Maybe it’s something about his depiction, often in an idealised fashion; but that doesn’t apply to all the portraits made of him by a long chalk. Maybe, though, it’s about his own personality. Robespierre had something in common with the modern far-left politicans George Galloway and Tommy Sheridan: a noticeable pride in his own appearance and clothing, bordering on vanity.* Unlike many of his contemporary revolutionary colleagues he always dressed well, as well as he could afford, and fashionably.** Maybe he didn’t want to be seen in glasses, even though he had to wear them all the time. It’s certainly a possibility. If he was around today, I’m fairly sure that he’d go for contacts.

* Apart from that, and their place on the far left, he had very little else in common with them, of course. On the one hand: Robespierre did achieve a position of high political importance in his lifetime. On the other, he’s unlikely to ever appear on Celebrity Big Brother, what with being dead, and all. Robespierre was often libelled in the press; his response was to start his own political newspaper. Court cases weren’t really an option at the time.

** The BBC’s rather unhistorical Saturday-teatime version of The Scarlet Pimpernel was particularly inaccurate here, showing him always in dour black outfits, when he was famous for his brightly-coloured jackets and embroidered waistcoats.

Reading list

In which we discuss books and the French Revolution

One thing about yesterday’s post: it gives you a good look at the state of one of our bookshelves. Not a good enough look to make out what most of the books are, though, unless they’re books with distinctive spines that you’re already familiar with – like Peter Ackroyds’s London, for example.

Over on top of that pile on the left, though, is a book I mentioned here a few months ago. Shortly after restarting the regular blogging cycle, I mused aloud as to whether I should restart the Books I Haven’t Read reviews, and predicted one book that might fall victim: Christopher Hill’s The World Turned Upside Down. It’s there on top of the pile, in the blue cover. And, I have to say, so far the prediction’s been right. But not because of the book itself; because there’s been too much else to read. Below it on the pile there’s Graves’ White Goddess, also mentioned as a potential Book I Haven’t Read. I still haven’t read it. Further up, though, there’s a biography of Robert Graves, which I picked up on a bookstall outside the Watershed cinema. I thought: if I’m going to write about The White Goddess, I need to know more about him to do it justice. Coming across the biography by chance, I bought it. I started to read it. I still haven’t finished it.

Elsewhere in the house there are many more books I haven’t finished reading. Amazingly, though, yesterday, I finished one, and it was a book I only made a start on a few weeks ago.* Fatal Purity, a biography of Maximilien “The Incorruptible” Robespierre, by Ruth Scurr. A shy, fastidious man, who I find very intriguing; someone who found himself trying to impose morals by whatever means necessary, because his cause was justified. He was shortsighted both literally and figuratively, and was a logical man who became trapped in his own logic. He was willing to execute his oldest friends, because he thought his cause, the Revolution, was more important.

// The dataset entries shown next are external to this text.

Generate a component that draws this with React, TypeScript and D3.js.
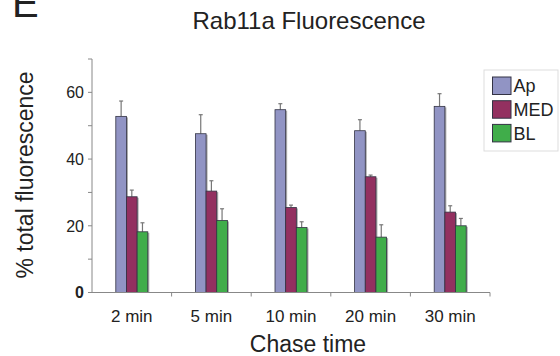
import * as d3 from 'd3';
import { useEffect, useRef } from 'react';

const WIDTH = 560, HEIGHT = 356;

const categories = ['2 min', '5 min', '10 min', '20 min', '30 min'];
const seriesNames = ['Ap', 'MED', 'BL'];
const apValues = [52.8, 47.6, 54.8, 48.5, 55.8];
const apErrors = [4.6, 5.7, 1.8, 3.3, 3.8];
const medValues = [28.7, 30.4, 25.5, 34.7, 24.1];
const medErrors = [2.0, 3.1, 0.7, 0.5, 1.9];
const blValues = [18.2, 21.6, 19.5, 16.6, 20.0];
const blErrors = [2.7, 3.5, 1.7, 3.7, 2.2];
const yTicks = [0, 10, 20, 30, 40, 50, 60, 70];
const yLabels = [0, 20, 40, 60];

const colors = ['#9194c4', '#933060', '#40ad4a'];
const FONT = '"Liberation Sans", Arial, Helvetica, sans-serif';

const margin = { left: 92, right: 70, top: 59, bottom: 63.5 };

const App = () => {
    const ref = useRef(null);

    useEffect(() => {
        const svg = d3.select(ref.current);
        svg.selectAll('*').remove();

        const x = d3.scaleBand().domain(categories).range([margin.left, WIDTH - margin.right]);
        const y = d3.scaleLinear().domain([0, 70]).range([HEIGHT - margin.bottom, margin.top]);
        const groupW = 32;
        const xSub = d3.scaleBand().domain(seriesNames).range([0, groupW]);

        const series = [
            { name: 'Ap', values: apValues, errors: apErrors },
            { name: 'MED', values: medValues, errors: medErrors },
            { name: 'BL', values: blValues, errors: blErrors },
        ];

        // panel letter (cut at the top, as in the figure)
        svg.append('text').attr('x', 12).attr('y', 17).attr('font-size', 40)
            .attr('font-family', FONT).attr('fill', '#222').text('E');

        // title
        svg.append('text').attr('x', 309).attr('y', 29).attr('text-anchor', 'middle')
            .attr('font-size', 24)
            .attr('font-family', FONT).attr('fill', '#222').text('Rab11a Fluorescence');

        // bars
        series.forEach((s, si) => {
            const g = svg.append('g');
            s.values.forEach((v, i) => {
                const bx = x(categories[i]) + (x.bandwidth() - groupW) / 2 + xSub(s.name);
                const bw = xSub.bandwidth();
                // shadow
                g.append('rect').attr('x', bx + 1.5).attr('y', y(v) + 1).attr('width', bw)
                    .attr('height', y(0) - y(v) - 1).attr('fill', '#aaa');
                // error bar
                const et = y(v + s.errors[i]);
                g.append('line').attr('x1', bx + bw / 2).attr('x2', bx + bw / 2)
                    .attr('y1', y(v)).attr('y2', et).attr('stroke', '#777').attr('stroke-width', 1.2);
                g.append('line').attr('x1', bx + bw / 2 - 2).attr('x2', bx + bw / 2 + 2)
                    .attr('y1', et).attr('y2', et).attr('stroke', '#777').attr('stroke-width', 1.2);
                g.append('rect').attr('x', bx).attr('y', y(v)).attr('width', bw)
                    .attr('height', y(0) - y(v)).attr('fill', colors[si])
                    .attr('stroke', '#333344').attr('stroke-width', 0.8);
            });
        });

        // y axis
        const ya = svg.append('g');
        ya.append('line').attr('x1', margin.left).attr('x2', margin.left)
            .attr('y1', y(70)).attr('y2', y(0)).attr('stroke', '#888');
        yTicks.forEach(t => {
            ya.append('line').attr('x1', margin.left - 4).attr('x2', margin.left)
                .attr('y1', y(t)).attr('y2', y(t)).attr('stroke', '#888');
        });
        yLabels.forEach(t => {
            ya.append('text').attr('x', margin.left - 8).attr('y', y(t)).attr('dy', '0.36em')
                .attr('text-anchor', 'end').attr('font-size', 16).attr('font-family', FONT)
                .attr('font-weight', t === 0 ? 'bold' : 'normal')
                .attr('fill', '#222').text(t);
        });

        // x axis
        const xa = svg.append('g');
        xa.append('line').attr('x1', margin.left).attr('x2', WIDTH - margin.right)
            .attr('y1', y(0)).attr('y2', y(0)).attr('stroke', '#888');
        categories.forEach(c => {
            const tx = x(c) + x.bandwidth();
            xa.append('line').attr('x1', tx).attr('x2', tx)
                .attr('y1', y(0)).attr('y2', y(0) + 4).attr('stroke', '#888');
            xa.append('text').attr('x', x(c) + x.bandwidth() / 2).attr('y', 321.5)
                .attr('text-anchor', 'middle').attr('font-size', 17).attr('font-family', FONT)
                .attr('fill', '#222').text(c);
        });

        // axis titles
        svg.append('text').attr('x', 308).attr('y', 352).attr('text-anchor', 'middle')
            .attr('font-size', 23).attr('font-family', FONT).attr('fill', '#222').text('Chase time');
        svg.append('text').attr('transform', 'translate(33,175) rotate(-90)')
            .attr('text-anchor', 'middle').attr('font-size', 23).attr('font-family', FONT)
            .attr('fill', '#222').text('% total fluorescence');

        // legend
        const lg = svg.append('g');
        lg.append('rect').attr('x', 484).attr('y', 70).attr('width', 74).attr('height', 81)
            .attr('fill', 'white').attr('stroke', '#ddd');
        seriesNames.forEach((n, i) => {
            const ly = 77 + i * 23.7;
            lg.append('rect').attr('x', 492.5).attr('y', ly).attr('width', 18.5).attr('height', 17.5)
                .attr('fill', colors[i]).attr('stroke', '#333344').attr('stroke-width', 1);
            lg.append('text').attr('x', 513.5).attr('y', ly + 9).attr('dy', '0.36em')
                .attr('font-size', 18).attr('font-family', FONT).attr('fill', '#222').text(n);
        });
    }, []);

    return (
        <svg ref={ref} width={WIDTH} height={HEIGHT}
            style={{ position: 'absolute', left: 0, top: 0, background: 'white' }} />
    );
};

export default App;
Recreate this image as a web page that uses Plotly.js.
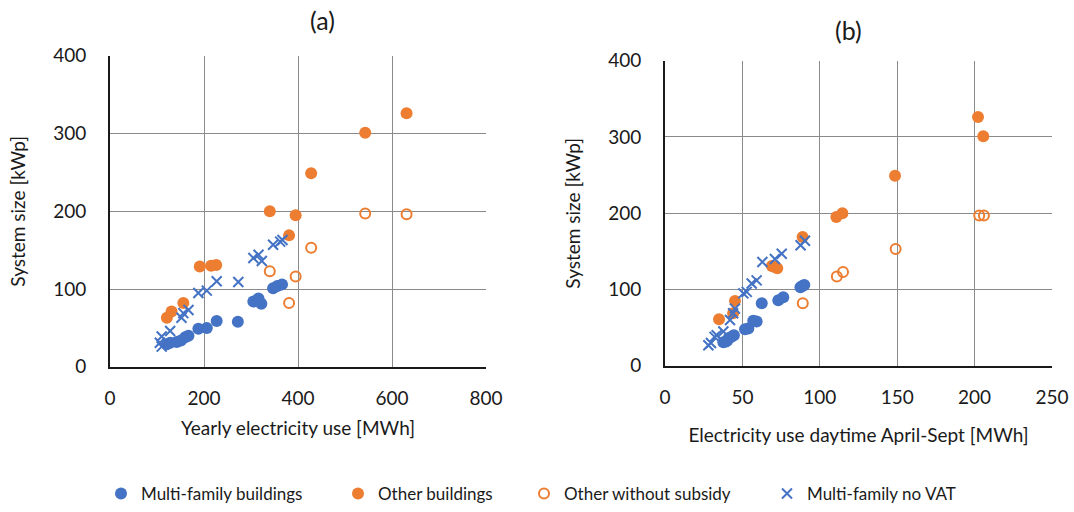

I’m not sure I read the book properly, because it left me feeling I’d stepped through a lacuna at one point: I wasn’t sure at all how he went from being the people’s leader, to giving a speech that he apparently could see was to try to save his own life. One thing I definitely learned about, though, was Robespierre’s inability to ever, at all, admit that he had been wrong, even after his stance had changed, or when condemning people he had earlier supported. I’m still not entirely sure whether, for that, he should be applauded, or condemned himself.

* Because it was a Christmas present from K’s brother.